GIVEN EXERCISE:
Search the listing for "this" and copy every line where it appears.
***** SOURCE RECORDS *****
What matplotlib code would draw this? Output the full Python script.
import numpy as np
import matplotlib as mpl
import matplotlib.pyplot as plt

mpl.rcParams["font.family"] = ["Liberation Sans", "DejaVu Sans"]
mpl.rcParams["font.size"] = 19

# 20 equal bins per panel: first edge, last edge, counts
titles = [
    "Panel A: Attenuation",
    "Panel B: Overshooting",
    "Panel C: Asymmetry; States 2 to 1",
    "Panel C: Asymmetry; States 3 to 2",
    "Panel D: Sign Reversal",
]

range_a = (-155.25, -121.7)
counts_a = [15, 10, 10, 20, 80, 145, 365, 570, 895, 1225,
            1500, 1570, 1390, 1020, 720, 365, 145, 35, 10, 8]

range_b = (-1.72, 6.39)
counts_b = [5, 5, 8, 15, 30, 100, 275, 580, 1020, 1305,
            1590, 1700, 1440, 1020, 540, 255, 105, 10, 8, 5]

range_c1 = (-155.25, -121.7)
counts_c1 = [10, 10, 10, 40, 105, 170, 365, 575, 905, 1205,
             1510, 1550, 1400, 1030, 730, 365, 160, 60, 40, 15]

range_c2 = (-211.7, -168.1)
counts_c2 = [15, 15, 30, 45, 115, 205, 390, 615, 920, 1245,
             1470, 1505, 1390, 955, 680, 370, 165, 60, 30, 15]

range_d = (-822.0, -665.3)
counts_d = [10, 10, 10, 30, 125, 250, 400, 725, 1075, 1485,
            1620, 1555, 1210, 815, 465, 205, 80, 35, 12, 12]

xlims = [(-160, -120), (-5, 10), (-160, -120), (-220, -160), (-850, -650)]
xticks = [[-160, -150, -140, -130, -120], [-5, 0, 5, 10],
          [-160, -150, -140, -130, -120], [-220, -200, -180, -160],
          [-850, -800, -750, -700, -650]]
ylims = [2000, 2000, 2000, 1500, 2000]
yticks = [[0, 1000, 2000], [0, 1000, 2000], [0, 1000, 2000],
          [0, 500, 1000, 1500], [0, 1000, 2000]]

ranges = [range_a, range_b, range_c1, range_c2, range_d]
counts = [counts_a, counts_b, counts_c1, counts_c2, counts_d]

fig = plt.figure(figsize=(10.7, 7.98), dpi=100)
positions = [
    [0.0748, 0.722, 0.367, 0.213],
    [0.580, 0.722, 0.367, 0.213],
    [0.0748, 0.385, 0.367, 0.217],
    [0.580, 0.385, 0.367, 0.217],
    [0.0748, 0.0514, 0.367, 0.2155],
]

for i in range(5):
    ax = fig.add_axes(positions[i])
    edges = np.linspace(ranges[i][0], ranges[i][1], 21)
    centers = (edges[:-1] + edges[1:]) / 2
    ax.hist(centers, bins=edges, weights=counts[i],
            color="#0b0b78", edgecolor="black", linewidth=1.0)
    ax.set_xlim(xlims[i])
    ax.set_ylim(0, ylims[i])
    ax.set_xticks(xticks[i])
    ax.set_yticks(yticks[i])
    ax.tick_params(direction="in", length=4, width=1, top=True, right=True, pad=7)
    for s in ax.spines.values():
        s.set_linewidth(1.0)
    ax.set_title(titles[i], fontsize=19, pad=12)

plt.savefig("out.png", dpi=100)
*****
***** SOURCE RECORDS *****
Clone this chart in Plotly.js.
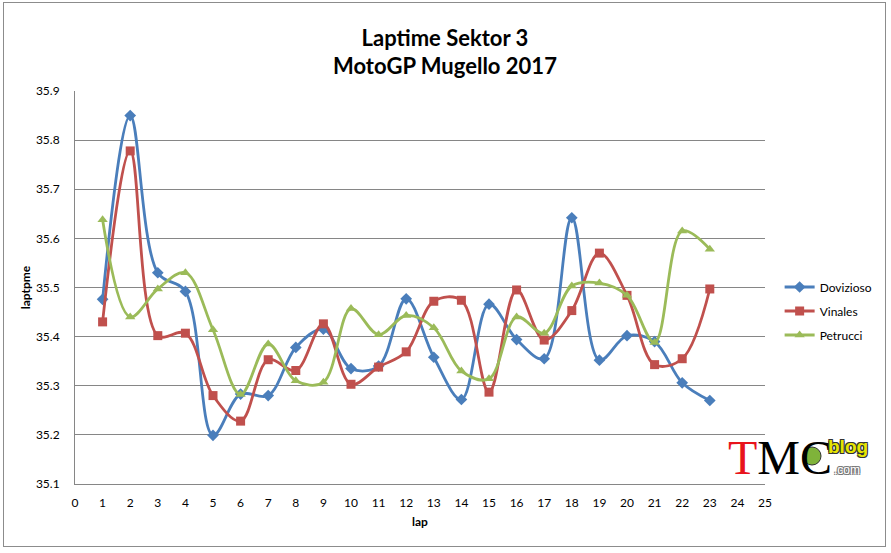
*****
THE SOLUTION:
What matplotlib code would draw this? Output the full Python script.
Clone this chart in Plotly.js.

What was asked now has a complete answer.